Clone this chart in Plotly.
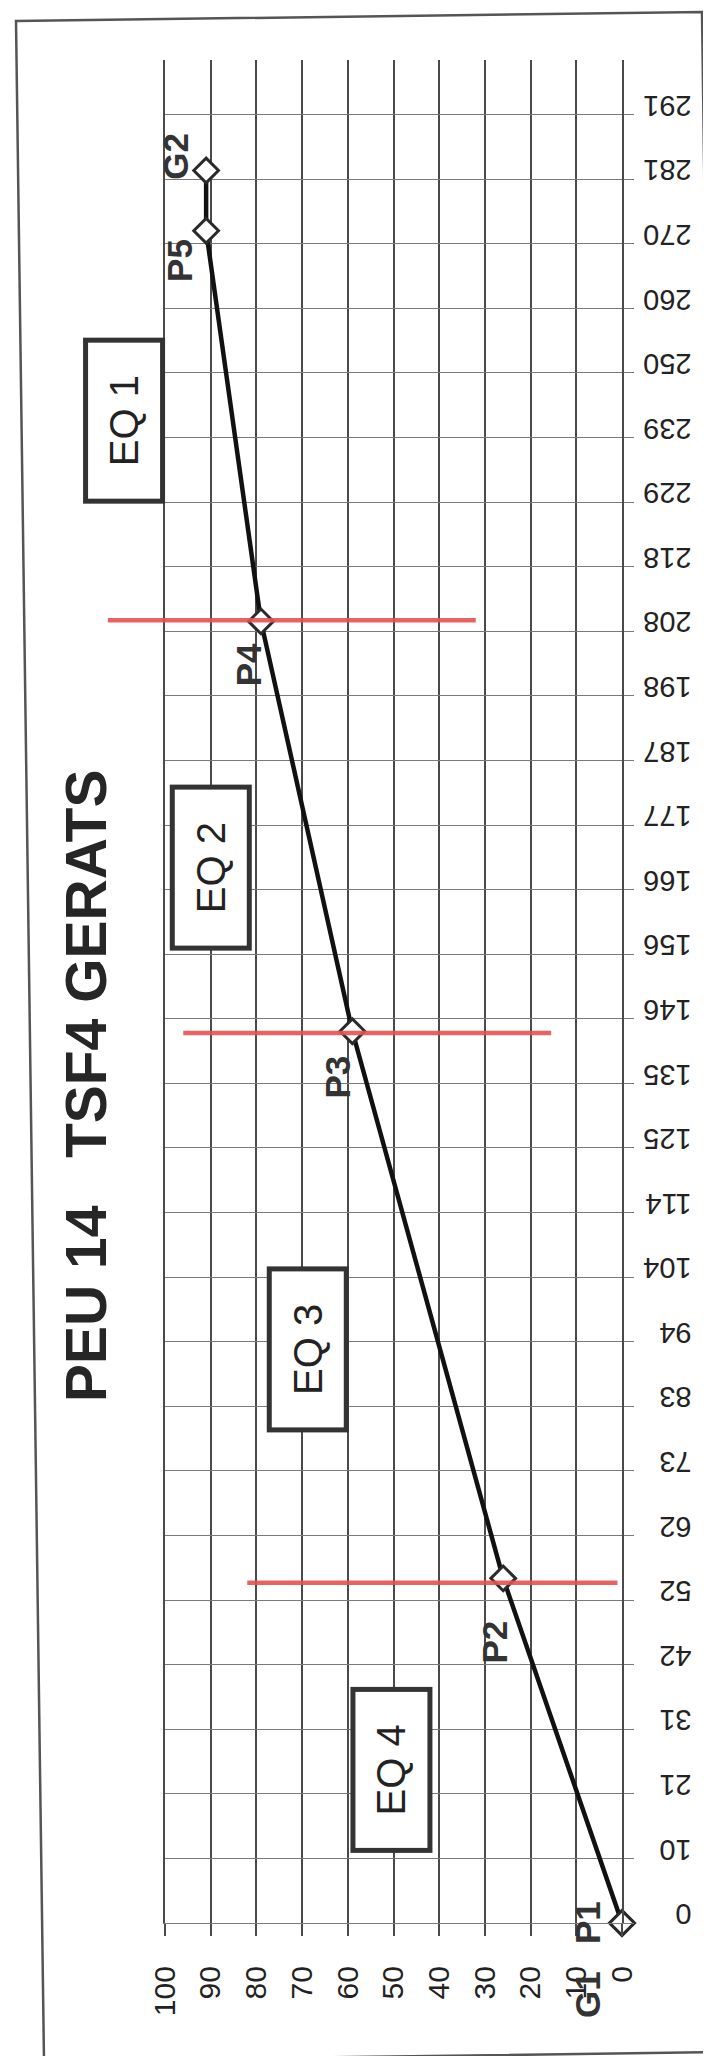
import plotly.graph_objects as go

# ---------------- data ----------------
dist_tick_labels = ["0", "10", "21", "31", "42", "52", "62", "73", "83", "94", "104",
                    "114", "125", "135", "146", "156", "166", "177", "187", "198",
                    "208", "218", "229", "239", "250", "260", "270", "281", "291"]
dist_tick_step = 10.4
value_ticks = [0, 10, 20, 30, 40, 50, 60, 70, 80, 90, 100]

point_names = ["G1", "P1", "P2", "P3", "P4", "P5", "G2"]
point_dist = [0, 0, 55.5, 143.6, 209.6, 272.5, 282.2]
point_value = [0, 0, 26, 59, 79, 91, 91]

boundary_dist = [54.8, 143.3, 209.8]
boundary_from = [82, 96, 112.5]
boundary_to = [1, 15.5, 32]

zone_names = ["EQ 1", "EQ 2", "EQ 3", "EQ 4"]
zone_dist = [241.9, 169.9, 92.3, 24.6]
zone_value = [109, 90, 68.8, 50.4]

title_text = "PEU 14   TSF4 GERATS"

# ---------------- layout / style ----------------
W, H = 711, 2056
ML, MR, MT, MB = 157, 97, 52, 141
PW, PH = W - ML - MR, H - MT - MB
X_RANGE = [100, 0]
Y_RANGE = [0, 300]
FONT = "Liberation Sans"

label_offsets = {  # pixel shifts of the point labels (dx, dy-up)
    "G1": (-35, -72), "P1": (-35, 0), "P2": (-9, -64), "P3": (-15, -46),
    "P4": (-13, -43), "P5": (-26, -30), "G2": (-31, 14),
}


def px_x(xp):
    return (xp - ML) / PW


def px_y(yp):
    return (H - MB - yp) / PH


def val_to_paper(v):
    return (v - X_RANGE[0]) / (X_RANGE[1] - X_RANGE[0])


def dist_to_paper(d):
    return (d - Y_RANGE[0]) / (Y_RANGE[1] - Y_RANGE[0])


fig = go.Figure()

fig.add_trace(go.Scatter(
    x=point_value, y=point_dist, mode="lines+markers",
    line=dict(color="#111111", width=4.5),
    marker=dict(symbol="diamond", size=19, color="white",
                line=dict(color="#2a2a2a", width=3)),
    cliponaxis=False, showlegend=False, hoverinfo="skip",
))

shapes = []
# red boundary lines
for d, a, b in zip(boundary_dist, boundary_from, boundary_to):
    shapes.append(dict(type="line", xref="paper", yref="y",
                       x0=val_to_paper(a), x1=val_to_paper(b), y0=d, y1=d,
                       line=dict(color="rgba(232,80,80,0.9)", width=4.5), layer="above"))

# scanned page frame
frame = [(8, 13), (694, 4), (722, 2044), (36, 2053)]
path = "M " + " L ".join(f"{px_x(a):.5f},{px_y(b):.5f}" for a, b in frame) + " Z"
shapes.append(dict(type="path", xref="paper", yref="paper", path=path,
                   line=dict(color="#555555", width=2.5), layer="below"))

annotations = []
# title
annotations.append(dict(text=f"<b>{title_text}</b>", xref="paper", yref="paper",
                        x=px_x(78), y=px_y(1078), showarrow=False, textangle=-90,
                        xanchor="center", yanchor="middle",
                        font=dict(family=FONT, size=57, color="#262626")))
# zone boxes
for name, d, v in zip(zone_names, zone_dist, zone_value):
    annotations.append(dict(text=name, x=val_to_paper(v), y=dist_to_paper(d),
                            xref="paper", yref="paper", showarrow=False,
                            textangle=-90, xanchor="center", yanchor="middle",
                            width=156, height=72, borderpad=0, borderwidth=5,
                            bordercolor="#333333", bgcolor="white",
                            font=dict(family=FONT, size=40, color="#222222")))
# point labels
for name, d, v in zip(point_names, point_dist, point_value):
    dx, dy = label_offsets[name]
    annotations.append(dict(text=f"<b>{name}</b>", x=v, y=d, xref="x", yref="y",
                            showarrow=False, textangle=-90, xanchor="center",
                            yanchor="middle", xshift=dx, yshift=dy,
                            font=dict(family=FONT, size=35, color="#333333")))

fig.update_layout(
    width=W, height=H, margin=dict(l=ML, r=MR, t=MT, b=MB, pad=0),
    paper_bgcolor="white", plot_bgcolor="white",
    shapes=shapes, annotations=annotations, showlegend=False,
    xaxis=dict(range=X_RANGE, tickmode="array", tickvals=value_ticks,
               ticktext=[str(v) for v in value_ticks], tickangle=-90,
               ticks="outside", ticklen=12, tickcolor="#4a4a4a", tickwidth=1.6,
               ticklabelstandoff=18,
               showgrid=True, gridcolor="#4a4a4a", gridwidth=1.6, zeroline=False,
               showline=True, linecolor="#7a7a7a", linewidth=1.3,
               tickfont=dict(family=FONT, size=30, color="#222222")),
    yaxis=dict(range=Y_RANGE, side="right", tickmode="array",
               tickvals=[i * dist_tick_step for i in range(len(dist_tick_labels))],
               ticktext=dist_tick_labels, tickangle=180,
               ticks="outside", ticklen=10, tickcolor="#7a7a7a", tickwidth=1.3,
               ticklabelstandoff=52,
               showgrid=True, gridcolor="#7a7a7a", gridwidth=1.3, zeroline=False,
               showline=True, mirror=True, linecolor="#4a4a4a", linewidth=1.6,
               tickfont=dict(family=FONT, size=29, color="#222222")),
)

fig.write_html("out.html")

-- Problem to solve --
All of the lines above should be printed exactly, minus the pictures.

-- Answer to this exercise --
Clone this chart in Plotly.
import plotly.graph_objects as go

# ---------------- data ----------------
dist_tick_labels = ["0", "10", "21", "31", "42", "52", "62", "73", "83", "94", "104",
                    "114", "125", "135", "146", "156", "166", "177", "187", "198",
                    "208", "218", "229", "239", "250", "260", "270", "281", "291"]
dist_tick_step = 10.4
value_ticks = [0, 10, 20, 30, 40, 50, 60, 70, 80, 90, 100]

point_names = ["G1", "P1", "P2", "P3", "P4", "P5", "G2"]
point_dist = [0, 0, 55.5, 143.6, 209.6, 272.5, 282.2]
point_value = [0, 0, 26, 59, 79, 91, 91]

boundary_dist = [54.8, 143.3, 209.8]
boundary_from = [82, 96, 112.5]
boundary_to = [1, 15.5, 32]

zone_names = ["EQ 1", "EQ 2", "EQ 3", "EQ 4"]
zone_dist = [241.9, 169.9, 92.3, 24.6]
zone_value = [109, 90, 68.8, 50.4]

title_text = "PEU 14   TSF4 GERATS"

# ---------------- layout / style ----------------
W, H = 711, 2056
ML, MR, MT, MB = 157, 97, 52, 141
PW, PH = W - ML - MR, H - MT - MB
X_RANGE = [100, 0]
Y_RANGE = [0, 300]
FONT = "Liberation Sans"

label_offsets = {  # pixel shifts of the point labels (dx, dy-up)
    "G1": (-35, -72), "P1": (-35, 0), "P2": (-9, -64), "P3": (-15, -46),
    "P4": (-13, -43), "P5": (-26, -30), "G2": (-31, 14),
}


def px_x(xp):
    return (xp - ML) / PW


def px_y(yp):
    return (H - MB - yp) / PH


def val_to_paper(v):
    return (v - X_RANGE[0]) / (X_RANGE[1] - X_RANGE[0])


def dist_to_paper(d):
    return (d - Y_RANGE[0]) / (Y_RANGE[1] - Y_RANGE[0])


fig = go.Figure()

fig.add_trace(go.Scatter(
    x=point_value, y=point_dist, mode="lines+markers",
    line=dict(color="#111111", width=4.5),
    marker=dict(symbol="diamond", size=19, color="white",
                line=dict(color="#2a2a2a", width=3)),
    cliponaxis=False, showlegend=False, hoverinfo="skip",
))

shapes = []
# red boundary lines
for d, a, b in zip(boundary_dist, boundary_from, boundary_to):
    shapes.append(dict(type="line", xref="paper", yref="y",
                       x0=val_to_paper(a), x1=val_to_paper(b), y0=d, y1=d,
                       line=dict(color="rgba(232,80,80,0.9)", width=4.5), layer="above"))

# scanned page frame
frame = [(8, 13), (694, 4), (722, 2044), (36, 2053)]
path = "M " + " L ".join(f"{px_x(a):.5f},{px_y(b):.5f}" for a, b in frame) + " Z"
shapes.append(dict(type="path", xref="paper", yref="paper", path=path,
                   line=dict(color="#555555", width=2.5), layer="below"))

annotations = []
# title
annotations.append(dict(text=f"<b>{title_text}</b>", xref="paper", yref="paper",
                        x=px_x(78), y=px_y(1078), showarrow=False, textangle=-90,
                        xanchor="center", yanchor="middle",
                        font=dict(family=FONT, size=57, color="#262626")))
# zone boxes
for name, d, v in zip(zone_names, zone_dist, zone_value):
    annotations.append(dict(text=name, x=val_to_paper(v), y=dist_to_paper(d),
                            xref="paper", yref="paper", showarrow=False,
                            textangle=-90, xanchor="center", yanchor="middle",
                            width=156, height=72, borderpad=0, borderwidth=5,
                            bordercolor="#333333", bgcolor="white",
                            font=dict(family=FONT, size=40, color="#222222")))
# point labels
for name, d, v in zip(point_names, point_dist, point_value):
    dx, dy = label_offsets[name]
    annotations.append(dict(text=f"<b>{name}</b>", x=v, y=d, xref="x", yref="y",
                            showarrow=False, textangle=-90, xanchor="center",
                            yanchor="middle", xshift=dx, yshift=dy,
                            font=dict(family=FONT, size=35, color="#333333")))

fig.update_layout(
    width=W, height=H, margin=dict(l=ML, r=MR, t=MT, b=MB, pad=0),
    paper_bgcolor="white", plot_bgcolor="white",
    shapes=shapes, annotations=annotations, showlegend=False,
    xaxis=dict(range=X_RANGE, tickmode="array", tickvals=value_ticks,
               ticktext=[str(v) for v in value_ticks], tickangle=-90,
               ticks="outside", ticklen=12, tickcolor="#4a4a4a", tickwidth=1.6,
               ticklabelstandoff=18,
               showgrid=True, gridcolor="#4a4a4a", gridwidth=1.6, zeroline=False,
               showline=True, linecolor="#7a7a7a", linewidth=1.3,
               tickfont=dict(family=FONT, size=30, color="#222222")),
    yaxis=dict(range=Y_RANGE, side="right", tickmode="array",
               tickvals=[i * dist_tick_step for i in range(len(dist_tick_labels))],
               ticktext=dist_tick_labels, tickangle=180,
               ticks="outside", ticklen=10, tickcolor="#7a7a7a", tickwidth=1.3,
               ticklabelstandoff=52,
               showgrid=True, gridcolor="#7a7a7a", gridwidth=1.3, zeroline=False,
               showline=True, mirror=True, linecolor="#4a4a4a", linewidth=1.6,
               tickfont=dict(family=FONT, size=29, color="#222222")),
)

fig.write_html("out.html")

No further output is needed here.